Sure, I longed for the beautiful clothes, and I wanted to emulate the beautiful women, but it was something more… something about the feeling of those images—something so secure in their stillness.
To me, everyone in those pages looked like they were worthy enough to be known and connected with by people who genuinely appreciated them.
And I wanted that same feeling for myself.
Not the feeling I had—where nothing was seen and everything felt neglected, especially me.
So I became very much indoctrinated into this idea that life should be a still-life—beautiful enough to be seen by everyone as mattering in the shiny pages of life.
But every time I tried saving up for things that looked similar and every time I organized myself and my belongings to look like I mattered in this way—time would pass, and I’d find myself sitting there with the same boredom and restlessness I felt before, along with the same painful longing to be seen and connected with.
I was still, like in those still-life images—but remained neglected, with nothing to do.
No matter how hard I tried to manufacture an appearance of worthiness, my thoughts always melted back into hopelessness.

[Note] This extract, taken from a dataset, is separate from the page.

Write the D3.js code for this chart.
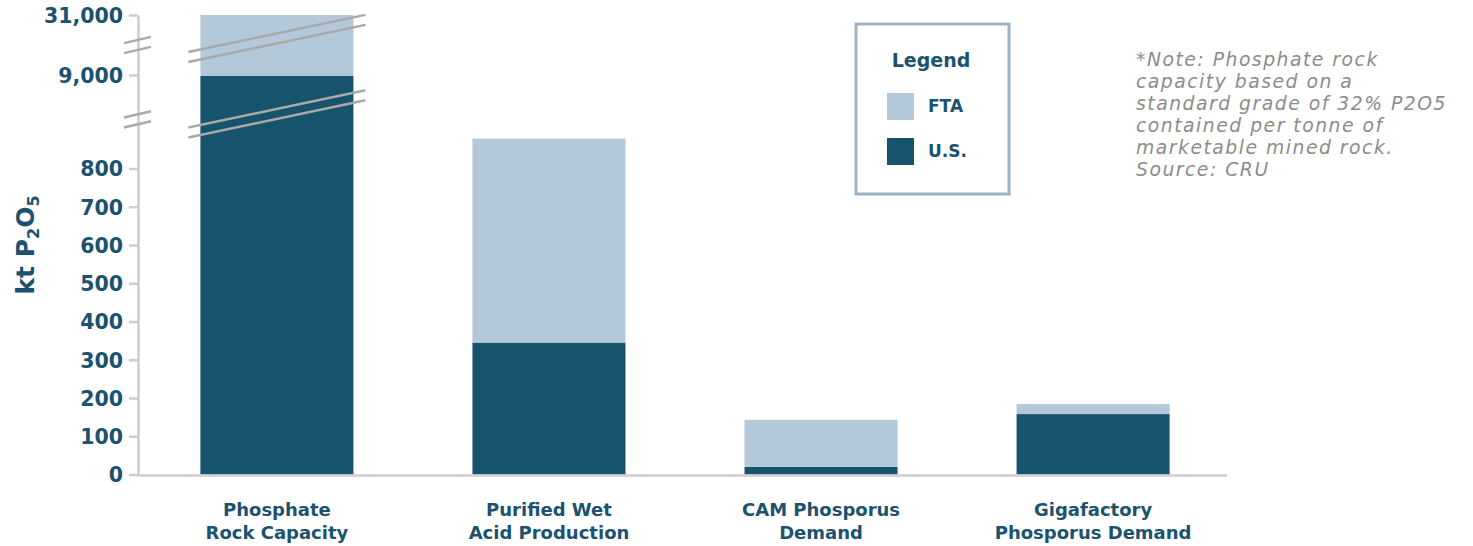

It took me years to realize that the challenge of life isn’t to make things look like they matter—beautiful enough or together enough or credentialed enough—it’s about figuring out who we are—by noticing what’s beautiful to us and what’s meaningful to us—and by connecting with these things—and being involved and fulfilled by these things in the movement of life. Not the still-life of life.
Sure, we’ll get stuck, frazzled and afraid to move, not sure who we need to look like or who we need to be or what we need to do, but we can always shift from being stuck in the appearance of life by remembering to notice how we feel in the movement of life. Because everywhere, there is movement. Even in stillness.
And at any given moment, we can join in this movement of life, by simply paying attention to what’s going on and noticing what we’re moved by.
When we allow ourselves to feel moved by the movement of life, we can let it lead us towards more of what’s meaningful and beautiful to us.
And on the way, we’ll meet like-minded people who are available to connect with us as we are, instead who we thought we needed to be.